A New York City judge issued an order Monday that greenlights the accessibility goals, granting preliminary approval of a settlement agreement. Several disability rights groups and one disabled passenger had filed suit against the Taxi and Limousine Commission in 2011, demanding that the city increase the number of accessible vehicles in the city’s taxi fleet. Only 631 yellow cabs are currently wheelchair-accessible.  

Mayor Bill de Blasio’s administration in March proposed a 30-cent surcharge on each taxi and street-hail livery ride. That money will go into a Taxicab Improvement Fund (and a parallel fund for "street hail liveries," aka green taxis) to help drivers and owners either convert existing cars, or purchase new ones.

According to the city, the fee should raise enough money to cover the cost of conversion and what the agency calls “additional operational costs associated with accessible taxis,” like extra maintenance. Drivers will get 5 of the 30 cents, to compensate them for “costs associated with accessibility,” like extra training on how to operate the accessible cars.

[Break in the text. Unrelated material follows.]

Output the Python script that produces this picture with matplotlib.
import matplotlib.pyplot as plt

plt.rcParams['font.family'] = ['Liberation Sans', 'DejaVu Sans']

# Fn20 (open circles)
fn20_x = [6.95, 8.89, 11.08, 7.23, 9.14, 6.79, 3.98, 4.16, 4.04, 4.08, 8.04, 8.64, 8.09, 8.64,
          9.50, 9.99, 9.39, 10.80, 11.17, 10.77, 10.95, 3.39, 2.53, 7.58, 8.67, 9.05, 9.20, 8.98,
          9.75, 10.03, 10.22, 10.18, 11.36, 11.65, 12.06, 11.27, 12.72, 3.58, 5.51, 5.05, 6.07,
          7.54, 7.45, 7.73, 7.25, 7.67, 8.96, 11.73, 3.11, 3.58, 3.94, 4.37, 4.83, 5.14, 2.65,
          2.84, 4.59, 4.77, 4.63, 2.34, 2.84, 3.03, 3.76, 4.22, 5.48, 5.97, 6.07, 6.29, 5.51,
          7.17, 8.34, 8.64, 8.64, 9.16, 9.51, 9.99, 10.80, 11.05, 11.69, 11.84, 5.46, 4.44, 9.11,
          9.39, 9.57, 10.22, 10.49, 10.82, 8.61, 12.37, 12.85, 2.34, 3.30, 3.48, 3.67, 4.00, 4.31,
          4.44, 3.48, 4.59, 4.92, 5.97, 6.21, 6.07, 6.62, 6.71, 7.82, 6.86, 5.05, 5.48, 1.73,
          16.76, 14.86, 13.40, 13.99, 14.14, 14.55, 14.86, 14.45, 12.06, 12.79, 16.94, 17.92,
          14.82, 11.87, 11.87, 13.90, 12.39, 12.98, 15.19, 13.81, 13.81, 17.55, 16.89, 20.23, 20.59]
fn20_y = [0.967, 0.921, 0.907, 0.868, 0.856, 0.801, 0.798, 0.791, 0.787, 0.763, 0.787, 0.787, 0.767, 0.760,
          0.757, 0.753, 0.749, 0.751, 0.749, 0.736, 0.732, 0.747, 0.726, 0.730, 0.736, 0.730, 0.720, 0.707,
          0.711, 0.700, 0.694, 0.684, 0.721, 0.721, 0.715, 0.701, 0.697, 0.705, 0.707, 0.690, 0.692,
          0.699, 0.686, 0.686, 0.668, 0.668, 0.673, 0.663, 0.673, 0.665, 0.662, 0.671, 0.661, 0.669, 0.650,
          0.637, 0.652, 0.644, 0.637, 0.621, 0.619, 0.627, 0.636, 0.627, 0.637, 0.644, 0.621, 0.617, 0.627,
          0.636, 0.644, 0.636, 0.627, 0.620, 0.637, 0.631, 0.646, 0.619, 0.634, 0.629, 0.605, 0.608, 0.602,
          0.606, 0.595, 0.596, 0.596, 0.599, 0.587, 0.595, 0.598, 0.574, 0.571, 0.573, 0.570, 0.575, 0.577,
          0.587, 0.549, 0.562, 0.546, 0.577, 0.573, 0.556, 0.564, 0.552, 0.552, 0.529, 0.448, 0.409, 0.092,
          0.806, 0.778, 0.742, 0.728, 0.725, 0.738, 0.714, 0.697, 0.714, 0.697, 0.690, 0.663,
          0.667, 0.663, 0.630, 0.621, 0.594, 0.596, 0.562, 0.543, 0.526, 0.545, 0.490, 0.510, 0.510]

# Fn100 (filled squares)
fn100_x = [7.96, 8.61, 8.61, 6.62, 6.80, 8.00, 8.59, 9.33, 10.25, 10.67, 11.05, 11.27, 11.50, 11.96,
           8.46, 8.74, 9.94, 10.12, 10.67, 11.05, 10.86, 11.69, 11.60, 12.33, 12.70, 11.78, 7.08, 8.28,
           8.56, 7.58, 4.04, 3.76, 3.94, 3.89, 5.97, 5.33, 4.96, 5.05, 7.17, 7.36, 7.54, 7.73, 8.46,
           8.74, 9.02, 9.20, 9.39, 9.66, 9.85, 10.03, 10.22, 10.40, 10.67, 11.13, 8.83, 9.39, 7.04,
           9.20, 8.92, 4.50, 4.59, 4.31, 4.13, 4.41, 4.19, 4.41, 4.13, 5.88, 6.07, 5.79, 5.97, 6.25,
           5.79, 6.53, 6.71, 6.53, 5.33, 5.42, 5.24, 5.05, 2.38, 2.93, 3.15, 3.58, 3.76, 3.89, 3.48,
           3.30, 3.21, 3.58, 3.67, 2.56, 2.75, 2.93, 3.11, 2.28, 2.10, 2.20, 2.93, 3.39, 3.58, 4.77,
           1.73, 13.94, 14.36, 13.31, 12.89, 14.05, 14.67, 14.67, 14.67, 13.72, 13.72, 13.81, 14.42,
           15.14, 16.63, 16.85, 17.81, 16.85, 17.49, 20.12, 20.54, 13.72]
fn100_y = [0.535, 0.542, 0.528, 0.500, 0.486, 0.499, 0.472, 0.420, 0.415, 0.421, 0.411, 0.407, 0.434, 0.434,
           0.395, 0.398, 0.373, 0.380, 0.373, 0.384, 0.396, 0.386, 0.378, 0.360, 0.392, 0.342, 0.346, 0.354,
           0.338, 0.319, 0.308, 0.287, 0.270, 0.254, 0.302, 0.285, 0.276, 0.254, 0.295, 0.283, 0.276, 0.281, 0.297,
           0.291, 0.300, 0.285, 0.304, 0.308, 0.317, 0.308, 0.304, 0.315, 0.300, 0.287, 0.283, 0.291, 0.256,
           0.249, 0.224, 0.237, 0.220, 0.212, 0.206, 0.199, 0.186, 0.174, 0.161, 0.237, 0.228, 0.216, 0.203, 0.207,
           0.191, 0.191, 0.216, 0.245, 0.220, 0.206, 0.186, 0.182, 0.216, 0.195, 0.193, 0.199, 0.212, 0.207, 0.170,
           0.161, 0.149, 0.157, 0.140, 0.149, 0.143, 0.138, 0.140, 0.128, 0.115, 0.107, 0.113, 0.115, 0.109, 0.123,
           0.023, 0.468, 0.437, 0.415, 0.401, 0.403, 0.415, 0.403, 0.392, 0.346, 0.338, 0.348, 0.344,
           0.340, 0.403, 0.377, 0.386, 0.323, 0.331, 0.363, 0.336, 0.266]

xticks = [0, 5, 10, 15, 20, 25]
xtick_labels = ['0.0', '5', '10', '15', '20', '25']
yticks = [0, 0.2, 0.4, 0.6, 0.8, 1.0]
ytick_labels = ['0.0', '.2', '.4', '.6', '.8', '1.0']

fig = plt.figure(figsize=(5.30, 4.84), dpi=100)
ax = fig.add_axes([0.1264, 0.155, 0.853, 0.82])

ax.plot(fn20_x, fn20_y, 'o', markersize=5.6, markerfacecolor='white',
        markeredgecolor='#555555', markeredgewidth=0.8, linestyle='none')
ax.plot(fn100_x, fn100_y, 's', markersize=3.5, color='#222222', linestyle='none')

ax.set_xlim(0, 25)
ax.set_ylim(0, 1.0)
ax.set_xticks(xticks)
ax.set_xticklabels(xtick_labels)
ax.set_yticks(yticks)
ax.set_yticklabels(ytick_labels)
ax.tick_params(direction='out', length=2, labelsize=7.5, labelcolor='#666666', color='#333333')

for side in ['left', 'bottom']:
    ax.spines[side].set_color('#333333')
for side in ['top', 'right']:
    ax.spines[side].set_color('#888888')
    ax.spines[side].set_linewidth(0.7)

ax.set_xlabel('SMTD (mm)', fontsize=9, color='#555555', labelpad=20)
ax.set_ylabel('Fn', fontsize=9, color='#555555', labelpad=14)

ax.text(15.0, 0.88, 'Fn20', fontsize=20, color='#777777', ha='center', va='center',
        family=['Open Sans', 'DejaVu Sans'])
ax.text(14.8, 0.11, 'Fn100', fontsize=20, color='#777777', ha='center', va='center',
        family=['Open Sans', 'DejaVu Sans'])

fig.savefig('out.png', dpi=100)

The surcharge was approved by the TLC in late April, but the lawsuit had to be resolved before the city could move forward on its 50 percent accessibility target. With Monday’s order, the road is clear for a dramatic increase in accessible vehicles — some 7,500 by 2020. The surcharge will be folded in to the metered fare starting in 2015.

The TLC has also proposed that all green borough taxis also be accessible by 2020. 

"We feel that everyone should have to be 100% accessible. I believe the entire industry, red, green, purple, yellow, whatever should all be held to the same standards," said Edith Prentiss, chair of the Taxis for All Campaign, one of the plaintiffs in the 2011 suit.